:: Available data
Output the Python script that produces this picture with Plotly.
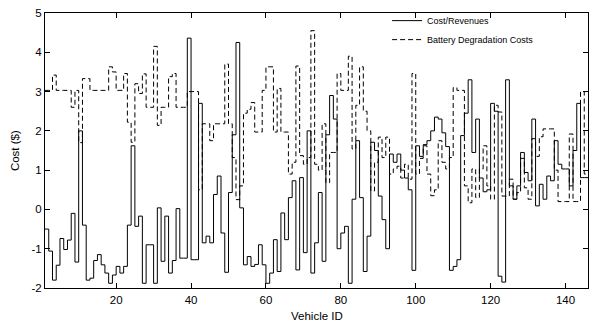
import plotly.graph_objects as go

vehicle_ids = list(range(1, 147))

cost_revenues = [
    -0.5, -1.06, -1.8, -1.42, -0.74, -1.02, -0.78, -0.1, -1.34, 2.0,
    -0.4, -1.8, -1.75, -1.3, -1.15, -1.41, -1.62, -1.88, -1.67, -1.45,
    -1.62, -1.45, -0.4, 1.62, -0.43, -0.17, -1.88, -0.9, -0.9, -1.88,
    0.04, -1.32, -0.17, -1.62, -1.3, 0.02, -1.24, -1.24, 4.36, -1.28,
    -1.28, 2.7, -0.85, -0.68, -0.85, 0.38, 0.85, -0.6, -1.6, 0.43,
    1.9, 4.25, 0.04, -1.41, -1.2, -1.45, -1.4, -0.9, -1.41, -1.88,
    -1.62, -0.77, -1.58, -0.09, -0.77, 0.3, 0.73, -1.54, 0.81, -1.1,
    2.0, -1.62, -0.85, 0.43, -1.32, 1.9, 2.9, 2.3, -1.0, -0.6,
    -0.43, -1.88, 0.26, 1.75, 0.3, -1.58, -0.68, 1.71, 1.5, 0.34,
    -0.26, -1.0, 1.41, 1.2, 1.41, 1.0, 0.8, 0.5, -1.55, 1.62,
    1.35, 1.65, 1.75, 2.0, 2.35, 2.3, 1.95, 1.6, -1.55, -1.45,
    -1.28, 1.88, 2.45, 3.3, 1.45, 2.3, 0.8, 0.45, 0.5, 2.7,
    2.5, -1.7, -1.85, 3.3, 0.6, 0.26, 0.6, 1.45, 0.94, 0.73,
    2.3, 0.09, 0.64, 0.26, 0.85, 0.73, 1.75, 1.15, 1.03, 1.03,
    0.6, 1.5, 2.7, 0.81, 0.81, 0.81,
]

battery_degradation = [
    3.03, 3.03, 3.42, 3.03, 3.03, 3.03, 3.03, 2.6, 3.03, 1.7,
    3.33, 3.33, 3.03, 3.03, 3.03, 3.03, 3.03, 3.63, 3.5, 3.03,
    3.03, 3.46, 2.22, 1.71, 3.2, 2.95, 3.45, 2.6, 2.6, 4.15,
    2.14, 2.6, 2.6, 3.38, 3.46, 2.6, 2.6, 2.6, 3.0, 3.0,
    3.0, 0.5, 2.18, 2.18, 1.75, 2.18, 2.18, 2.18, 3.7, 2.18,
    1.32, 0.25, 0.6, 2.45, 2.55, 2.72, 1.97, 1.97, 3.03, 3.63,
    3.63, 1.97, 3.08, 1.97, 1.97, 0.9, 1.2, 3.65, 1.37, 1.15,
    1.32, 4.55, 1.15, 1.0, 2.18, 0.68, 1.45, 1.45, 3.46, 3.03,
    3.03, 3.9, 1.54, 2.65, 3.63, 2.5, 2.0, 0.47, 1.2, 1.84,
    1.32, 1.84, 0.9, 1.03, 1.1, 0.8, 1.15, 0.77, 3.46, 0.9,
    1.3, 1.62, 0.9, 0.35, 0.5, 1.75, 1.2, 1.03, 1.32, 3.1,
    3.03, 3.03, 0.6, 0.17, 1.03, 0.3, 1.03, 1.62, 0.6, 0.26,
    2.65, 2.48, 0.34, 0.34, 0.77, 0.26, 0.43, 1.3, 0.55, 0.26,
    1.8, 1.35, 1.85, 2.05, 2.05, 2.05, 1.0, 0.2, 0.2, 0.2,
    1.92, 0.2, 0.2, 3.0, 0.9, 0.9,
]

x_tick_values = [20, 40, 60, 80, 100, 120, 140]
y_tick_values = [-2, -1, 0, 1, 2, 3, 4, 5]
y_tick_labels = ["-2", "-1", "0", "1", "2", "3", "4", "5"]

FONT = "Liberation Sans, Arial, Helvetica, sans-serif"

fig = go.Figure()
fig.add_trace(go.Scatter(
    x=vehicle_ids, y=cost_revenues, mode="lines", line_shape="hv",
    name="Cost/Revenues", line=dict(color="black", width=1),
))
fig.add_trace(go.Scatter(
    x=vehicle_ids, y=battery_degradation, mode="lines", line_shape="hv",
    name="Battery Degradation Costs",
    line=dict(color="black", width=1, dash="5px,3px"),
))

axis_common = dict(
    showline=True, linecolor="black", linewidth=1, mirror="ticks",
    ticks="inside", ticklen=5, tickwidth=1, tickcolor="black",
    showgrid=False, zeroline=False, automargin=False,
    tickfont=dict(family=FONT, size=11.5, color="black"),
)

fig.update_layout(
    width=590, height=322,
    margin=dict(l=45, r=2, t=13, b=34),
    paper_bgcolor="white", plot_bgcolor="white",
    font=dict(family=FONT, size=11.5, color="black"),
    showlegend=True,
    legend=dict(
        x=0.63, y=1.025, xanchor="left", yanchor="top",
        bgcolor="rgba(255,255,255,0)", borderwidth=0,
        font=dict(family=FONT, size=9, color="black"),
        itemwidth=30, tracegroupgap=0,
    ),
    xaxis=dict(range=[1, 146], tickvals=x_tick_values, ticklabelstandoff=1,
               **axis_common),
    yaxis=dict(range=[-2, 5], tickvals=y_tick_values, ticktext=y_tick_labels,
               **axis_common),
    annotations=[
        dict(text="Vehicle ID", xref="paper", yref="paper", x=0.5, y=-0.102,
             xanchor="center", yanchor="middle", showarrow=False,
             font=dict(family=FONT, size=11.5, color="black")),
        dict(text="Cost ($)", xref="paper", yref="paper", x=-0.056, y=0.5,
             xanchor="center", yanchor="middle", textangle=-90, showarrow=False,
             font=dict(family=FONT, size=11.5, color="black")),
    ],
)

fig.write_html(
    "out.html",
    config={"displayModeBar": False},
    post_script="document.body.style.margin='0';document.body.style.overflow='hidden';",
)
::::
Exactly reproduce the run of lines from the start of the listing through the line with "vehicle_ids = list(range(1, 147))", inclusive; pictures are not copied.

Output the Python script that produces this picture with Plotly.
import plotly.graph_objects as go

vehicle_ids = list(range(1, 147))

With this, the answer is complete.